Your instructions -> Repeat every line exactly, keeping the pictures out of the copy.

>> start

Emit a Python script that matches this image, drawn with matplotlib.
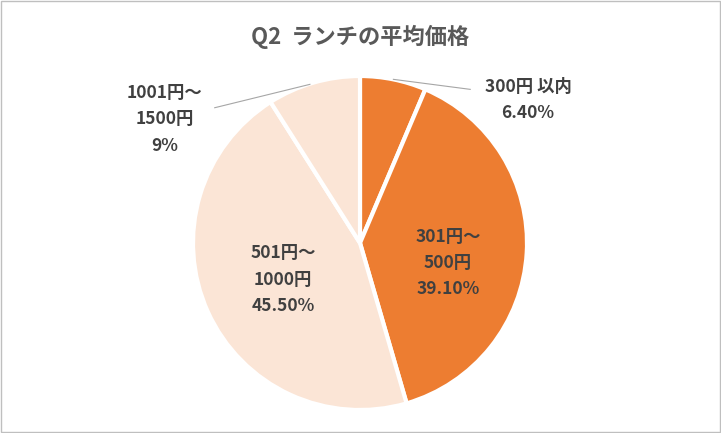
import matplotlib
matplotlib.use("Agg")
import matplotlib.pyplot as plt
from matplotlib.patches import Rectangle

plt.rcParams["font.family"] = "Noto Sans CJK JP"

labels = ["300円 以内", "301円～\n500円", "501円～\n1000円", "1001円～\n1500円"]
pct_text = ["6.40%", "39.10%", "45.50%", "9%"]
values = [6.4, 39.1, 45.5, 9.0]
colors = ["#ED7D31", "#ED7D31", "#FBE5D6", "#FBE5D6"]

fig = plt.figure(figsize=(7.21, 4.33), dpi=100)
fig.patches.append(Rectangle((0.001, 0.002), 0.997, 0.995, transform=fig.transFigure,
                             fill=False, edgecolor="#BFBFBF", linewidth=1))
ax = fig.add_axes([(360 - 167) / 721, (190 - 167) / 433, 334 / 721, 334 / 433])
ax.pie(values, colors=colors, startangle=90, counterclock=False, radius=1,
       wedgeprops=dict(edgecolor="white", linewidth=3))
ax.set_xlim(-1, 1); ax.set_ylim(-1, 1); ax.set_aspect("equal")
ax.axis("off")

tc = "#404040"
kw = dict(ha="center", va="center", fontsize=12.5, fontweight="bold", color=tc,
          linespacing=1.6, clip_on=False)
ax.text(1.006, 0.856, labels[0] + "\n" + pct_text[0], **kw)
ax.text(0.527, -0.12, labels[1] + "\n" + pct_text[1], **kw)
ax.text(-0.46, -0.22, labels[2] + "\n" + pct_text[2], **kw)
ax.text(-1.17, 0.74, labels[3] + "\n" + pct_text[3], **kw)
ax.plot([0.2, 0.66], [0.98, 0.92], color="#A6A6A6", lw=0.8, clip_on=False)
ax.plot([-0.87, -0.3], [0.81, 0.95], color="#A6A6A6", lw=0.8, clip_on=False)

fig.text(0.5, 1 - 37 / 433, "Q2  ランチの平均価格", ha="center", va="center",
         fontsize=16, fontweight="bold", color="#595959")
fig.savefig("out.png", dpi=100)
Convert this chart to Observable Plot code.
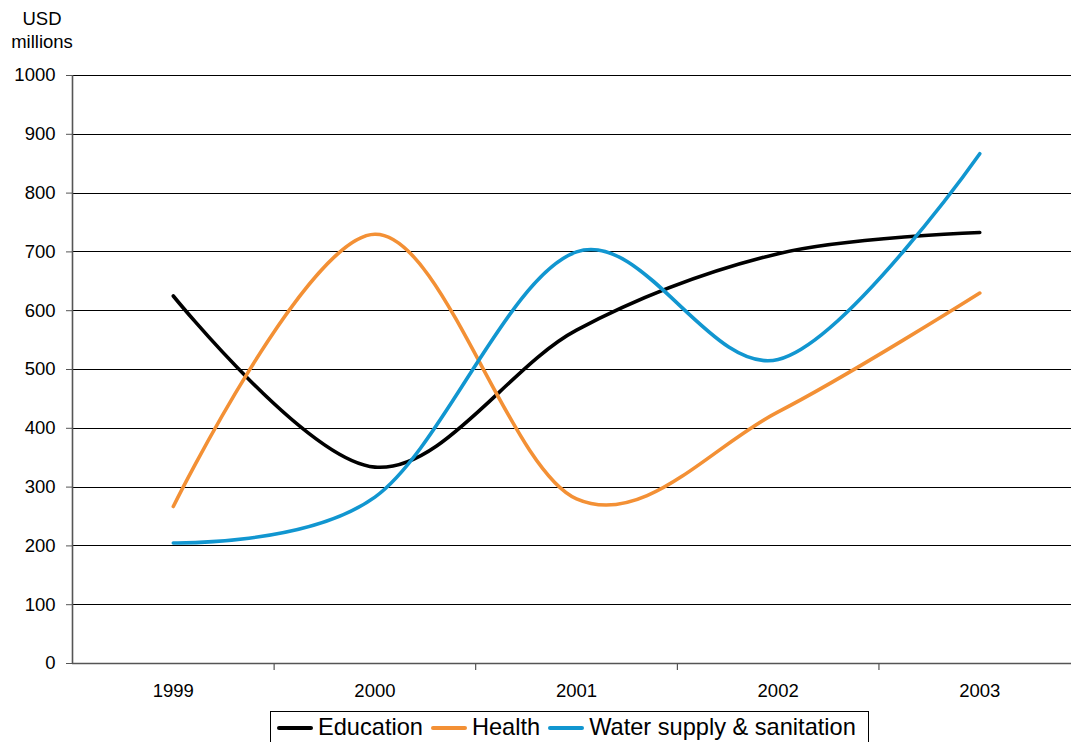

>> end

Result for this exercise ->
Emit a Python script that matches this image, drawn with matplotlib.
import matplotlib
matplotlib.use("Agg")
import matplotlib.pyplot as plt
from matplotlib.patches import Rectangle

plt.rcParams["font.family"] = "Noto Sans CJK JP"

labels = ["300円 以内", "301円～\n500円", "501円～\n1000円", "1001円～\n1500円"]
pct_text = ["6.40%", "39.10%", "45.50%", "9%"]
values = [6.4, 39.1, 45.5, 9.0]
colors = ["#ED7D31", "#ED7D31", "#FBE5D6", "#FBE5D6"]

fig = plt.figure(figsize=(7.21, 4.33), dpi=100)
fig.patches.append(Rectangle((0.001, 0.002), 0.997, 0.995, transform=fig.transFigure,
                             fill=False, edgecolor="#BFBFBF", linewidth=1))
ax = fig.add_axes([(360 - 167) / 721, (190 - 167) / 433, 334 / 721, 334 / 433])
ax.pie(values, colors=colors, startangle=90, counterclock=False, radius=1,
       wedgeprops=dict(edgecolor="white", linewidth=3))
ax.set_xlim(-1, 1); ax.set_ylim(-1, 1); ax.set_aspect("equal")
ax.axis("off")

tc = "#404040"
kw = dict(ha="center", va="center", fontsize=12.5, fontweight="bold", color=tc,
          linespacing=1.6, clip_on=False)
ax.text(1.006, 0.856, labels[0] + "\n" + pct_text[0], **kw)
ax.text(0.527, -0.12, labels[1] + "\n" + pct_text[1], **kw)
ax.text(-0.46, -0.22, labels[2] + "\n" + pct_text[2], **kw)
ax.text(-1.17, 0.74, labels[3] + "\n" + pct_text[3], **kw)
ax.plot([0.2, 0.66], [0.98, 0.92], color="#A6A6A6", lw=0.8, clip_on=False)
ax.plot([-0.87, -0.3], [0.81, 0.95], color="#A6A6A6", lw=0.8, clip_on=False)

fig.text(0.5, 1 - 37 / 433, "Q2  ランチの平均価格", ha="center", va="center",
         fontsize=16, fontweight="bold", color="#595959")
fig.savefig("out.png", dpi=100)
Convert this chart to Observable Plot code.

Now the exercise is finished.